On Fri, Nov 15, 2013 at 11:16:19AM +0100, Zane Bitter wrote:
> On 14/11/13 19:58, Christopher Armstrong wrote:
> >    On 14/11/13 18:51, Randall Burt wrote:
> >
> >        Perhaps, but I also miss important information as a legitimate
> >        caller as
> >        to whether or not my scaling action actually happened or I've been a
> >        little too aggressive with my curl commands. The fact that I get
> >        anything other than 404 (which the spec returns if its not a
> >        legit hook)
> >        means I've found *something* and can simply call it endlessly in
> >        a loop
> >        causing havoc. Perhaps the web hooks *should* be authenticated? This
> >        seems like a pretty large hole to me, especially if I can max
> >        someone's
> >        resources by guessing the right url.
> >
> >
> >    Web hooks MUST be authenticated.
> >
> >
> >
> >Do you mean they should have an X-Auth-Token passed? Or an X-Trust-ID?
> 
> Maybe an X-Auth-Token, though in many cases I imagine it would be
> derived from a Trust. In any event, it should be something provided
> by Keystone because that is where authentication implementations
> belong in OpenStack.
> 
> >The idea was that webhooks are secret (and should generally only be
> >passed around through automated systems, not with human interaction).

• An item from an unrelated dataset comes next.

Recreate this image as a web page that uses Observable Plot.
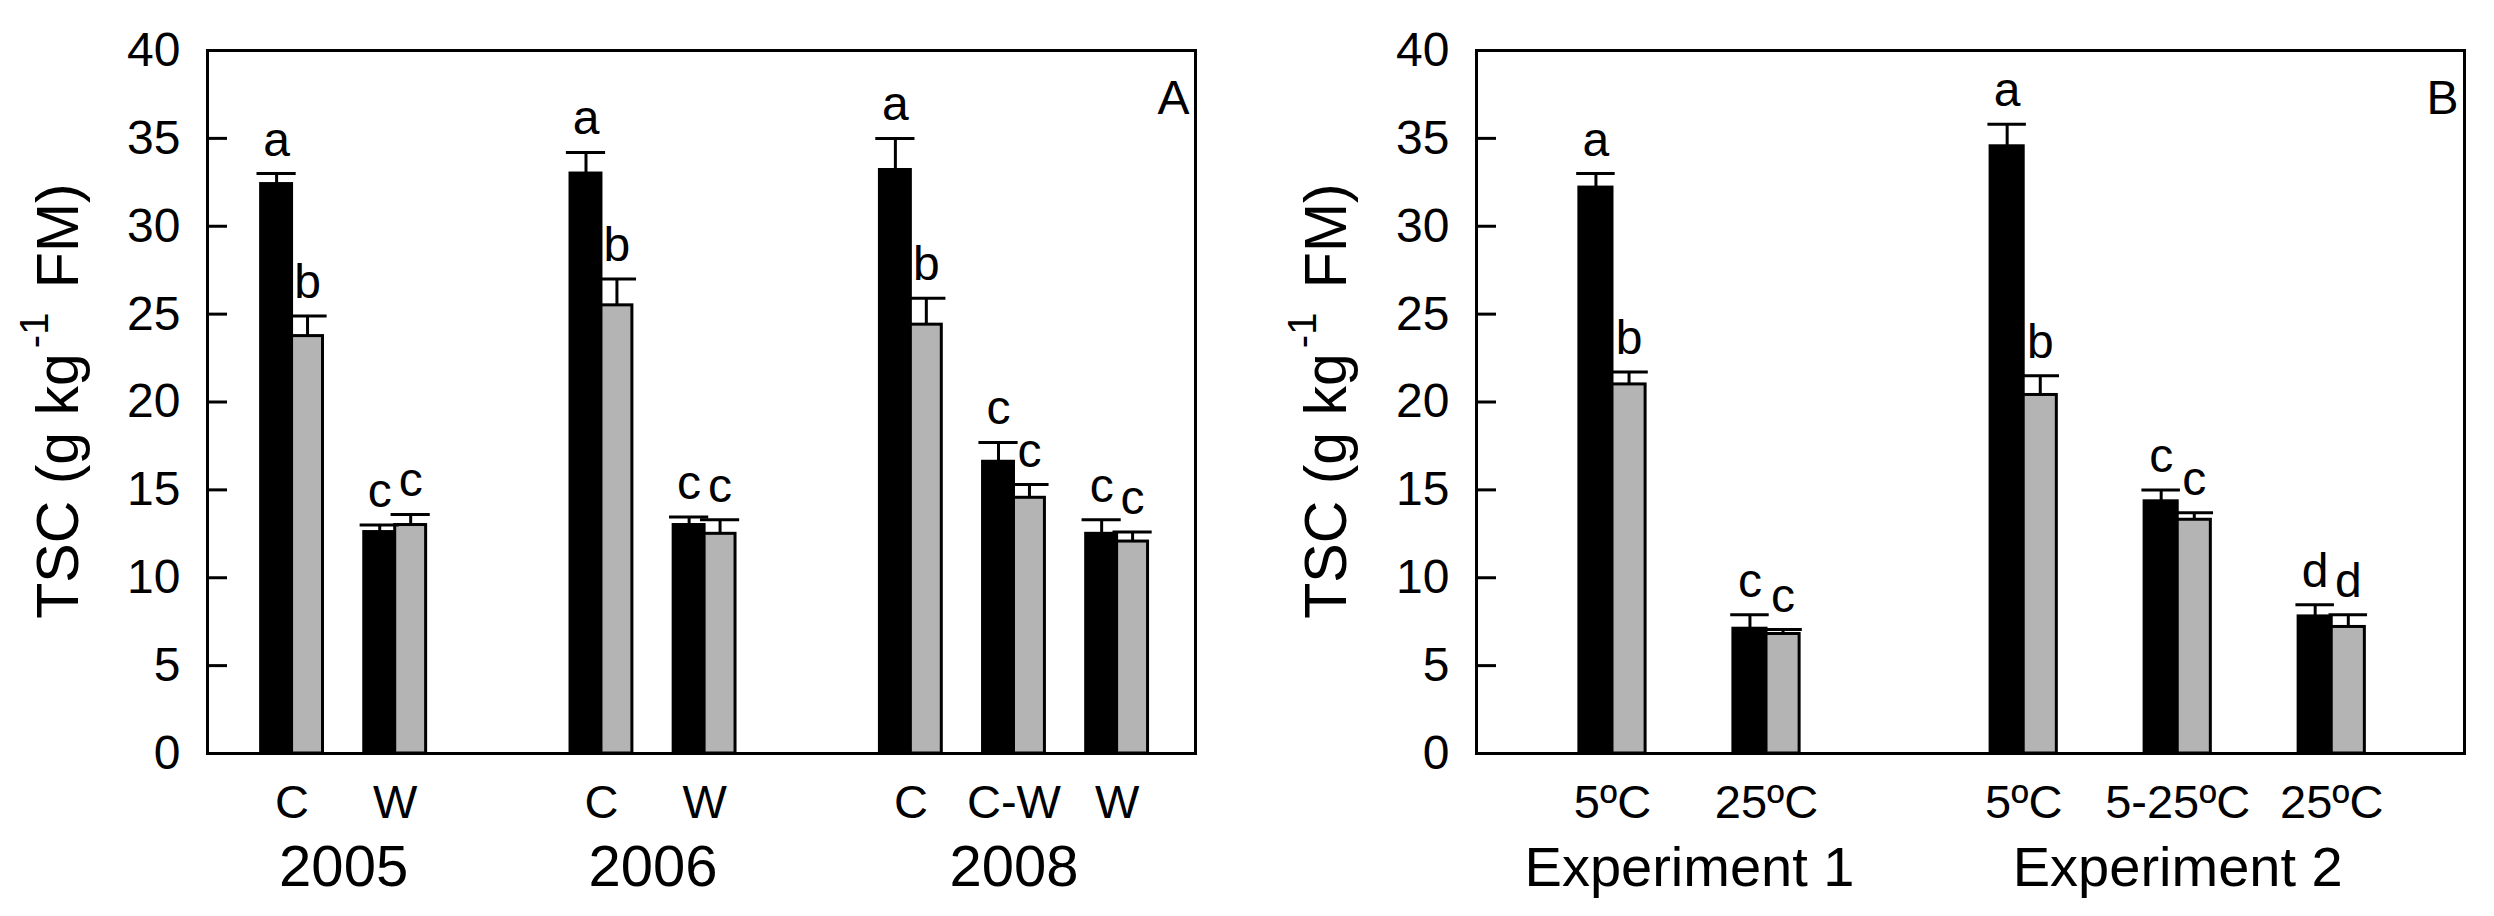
<!DOCTYPE html>
<html>
<head>
<meta charset="utf-8">
<script src="https://cdn.jsdelivr.net/npm/d3@7"></script>
<script src="https://cdn.jsdelivr.net/npm/@observablehq/plot@0.6"></script>
<style>
  html, body { margin: 0; padding: 0; background: #fff; }
  #wrap { position: relative; width: 2494px; height: 916px; overflow: hidden; background: #fff; }
  #panelA { position: absolute; left: 0; top: 0; }
  #panelB { position: absolute; left: 1247px; top: 0; }
  svg { overflow: visible; }
</style>
</head>
<body>
<div id="wrap"><div id="panelA"></div><div id="panelB"></div></div>
<script>
// ---------- Panel A data ----------
const catsA = ["C", "W", "C", "W", "C", "C-W", "W"];
const groupsA = ["2005", "2005", "2006", "2006", "2008", "2008", "2008"];
const blackA = [32.4, 12.6, 33.0, 13.0, 33.2, 16.6, 12.5];
const blackErrA = [0.6, 0.4, 1.2, 0.45, 1.8, 1.1, 0.8];
const grayA = [23.75, 13.0, 25.5, 12.5, 24.4, 14.55, 12.06];
const grayErrA = [1.15, 0.6, 1.5, 0.8, 1.5, 0.75, 0.55];
const blackLettersA = ["a", "c", "a", "c", "a", "c", "c"];
const grayLettersA = ["b", "c", "b", "c", "b", "c", "c"];

// ---------- Panel B data ----------
const catsB = ["5ºC", "25ºC", "5ºC", "5-25ºC", "25ºC"];
const groupsB = ["Experiment 1", "Experiment 1", "Experiment 2", "Experiment 2", "Experiment 2"];
const blackB = [32.2, 7.1, 34.55, 14.35, 7.8];
const blackErrB = [0.8, 0.8, 1.25, 0.65, 0.67];
const grayB = [21.0, 6.8, 20.4, 13.3, 7.2];
const grayErrB = [0.7, 0.25, 1.1, 0.4, 0.7];
const blackLettersB = ["a", "c", "a", "c", "d"];
const grayLettersB = ["b", "c", "b", "c", "d"];

const yTicks = [0, 5, 10, 15, 20, 25, 30, 35, 40];
const FONT = "'Liberation Sans', Arial, Helvetica, sans-serif";
const GRAY = "#b4b4b4";
const FRAME_W = 988;   // plot frame width in px
const TICK_LEN = 20;   // inward tick length in px

function buildRows(cats, groups, black, blackErr, gray, grayErr, bl, gl, gap) {
  const uniq = [...new Set(groups)];
  const rows = [];
  cats.forEach((c, i) => {
    const g = uniq.indexOf(groups[i]);
    const pos = i + gap * g;
    rows.push({cat: c, group: groups[i], pos, series: "black", v: black[i], e: blackErr[i], letter: bl[i], side: -1});
    rows.push({cat: c, group: groups[i], pos, series: "gray", v: gray[i], e: grayErr[i], letter: gl[i], side: 1});
  });
  return rows;
}

function panel({rows, domain, barW, capW, marginLeft, marginRight, panelLetter, groupFont, titleX}) {
  const cats = rows.filter(d => d.series === "black");
  const groupNames = [...new Set(cats.map(d => d.group))];
  const groupRows = groupNames.map(g => ({group: g, pos: d3.mean(cats.filter(d => d.group === g), d => d.pos)}));
  const center = d => d.pos + d.side * barW / 2;
  const tickLen = TICK_LEN * (domain[1] - domain[0]) / FRAME_W;
  const plot = Plot.plot({
    width: 1247,
    height: 916,
    marginTop: 50,
    marginBottom: 163,
    marginLeft,
    marginRight,
    style: {fontFamily: FONT, fontSize: "48px", background: "white", color: "black"},
    x: {domain, axis: null},
    y: {domain: [0, 40]},
    marks: [
      Plot.rectY(rows, {
        x1: d => d.side < 0 ? d.pos - barW : d.pos,
        x2: d => d.side < 0 ? d.pos : d.pos + barW,
        y1: 0, y2: "v",
        fill: d => d.series === "black" ? "black" : GRAY,
        stroke: "black", strokeWidth: 3
      }),
      Plot.ruleX(rows, {x: center, y1: "v", y2: d => d.v + d.e, stroke: "black", strokeWidth: 3}),
      Plot.ruleY(rows, {y: d => d.v + d.e, x1: d => center(d) - capW / 2, x2: d => center(d) + capW / 2, stroke: "black", strokeWidth: 3}),
      Plot.text(rows, {x: center, y: d => d.v + d.e, text: "letter", dy: -18, lineAnchor: "bottom", fontSize: 48}),
      Plot.ruleY(yTicks, {y: d => d, x1: domain[0], x2: domain[0] + tickLen, stroke: "black", strokeWidth: 3}),
      Plot.axisY({ticks: yTicks, tickSize: 0, tickPadding: 27, fontSize: 48, label: null, tickFormat: d => d}),
      Plot.text(cats, {x: "pos", text: "cat", frameAnchor: "bottom", dy: 64, lineAnchor: "bottom", fontSize: 47}),
      Plot.text(groupRows, {x: "pos", text: "group", frameAnchor: "bottom", dy: 132, lineAnchor: "bottom", fontSize: groupFont}),
      Plot.text([panelLetter], {text: d => d, frameAnchor: "top-right", dx: -22, dy: 63, lineAnchor: "bottom", textAnchor: "middle", fontSize: 48}),
      Plot.frame({stroke: "black", strokeWidth: 3})
    ]
  });
  // rotated y-axis title with superscript
  const svg = d3.select(plot);
  const t = svg.append("text")
    .attr("transform", `translate(${titleX},401) rotate(-90)`)
    .attr("text-anchor", "middle")
    .attr("font-family", FONT)
    .attr("font-size", 59)
    .attr("fill", "black")
    .style("white-space", "pre");
  t.append("tspan").text("TSC (g kg");
  t.append("tspan").attr("font-size", 40).attr("dx", 5).attr("dy", -30).text("-1");
  t.append("tspan").attr("dx", 8).attr("dy", 30).text(" FM)");
  return plot;
}

const rowsA = buildRows(catsA, groupsA, blackA, blackErrA, grayA, grayErrA, blackLettersA, grayLettersA, 1);
const rowsB = buildRows(catsB, groupsB, blackB, blackErrB, grayB, grayErrB, blackLettersB, grayLettersB, 0.67);

document.getElementById("panelA").append(panel({
  rows: rowsA, domain: [-0.82, 8.76], barW: 0.3, capW: 0.38,
  marginLeft: 207, marginRight: 52, panelLetter: "A", groupFont: 58, titleX: 78
}));
document.getElementById("panelB").append(panel({
  rows: rowsB, domain: [-0.883, 5.532], barW: 0.215, capW: 0.25,
  marginLeft: 229, marginRight: 30, panelLetter: "B", groupFont: 56, titleX: 99
}));
</script>
</body>
</html>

> >This is usually how webhooks work, and it's actually how they work now
> >in Heat -- even though there's a lot of posturing about signed requests
> >and so forth, in the end they are literally just secret URLs that give
> >you the capability to perform some operation (if you have the URL, you
> >don't need anything else to execute them). I think we should simplify
> >this to to just be a random revokable blob.
> 
> This is the weakest possible form of security - the whole secret
> gets passed on the wire for every request and logged in innumerable
> places. There's no protection at all against replay attacks (other
> than, hopefully, SSL).
> 
> A signature, a timestamp and a nonce all seem like prudent
> precautions to add.

So maybe we just use tokens and drop the whole pre-signed URL thing -
ceilometer can obtain a token, and call the AS API via the normal method
(i.e a call to a client lib, providing a token)

The main case where tokens are inconvenient is in-instance, where we'll
have to refresh them before they expire (24 hours by default), but
in-instance agents won't talk to the AS API directly, so why don't we just
simplify the discussion and say the AS API has to use normal token auth?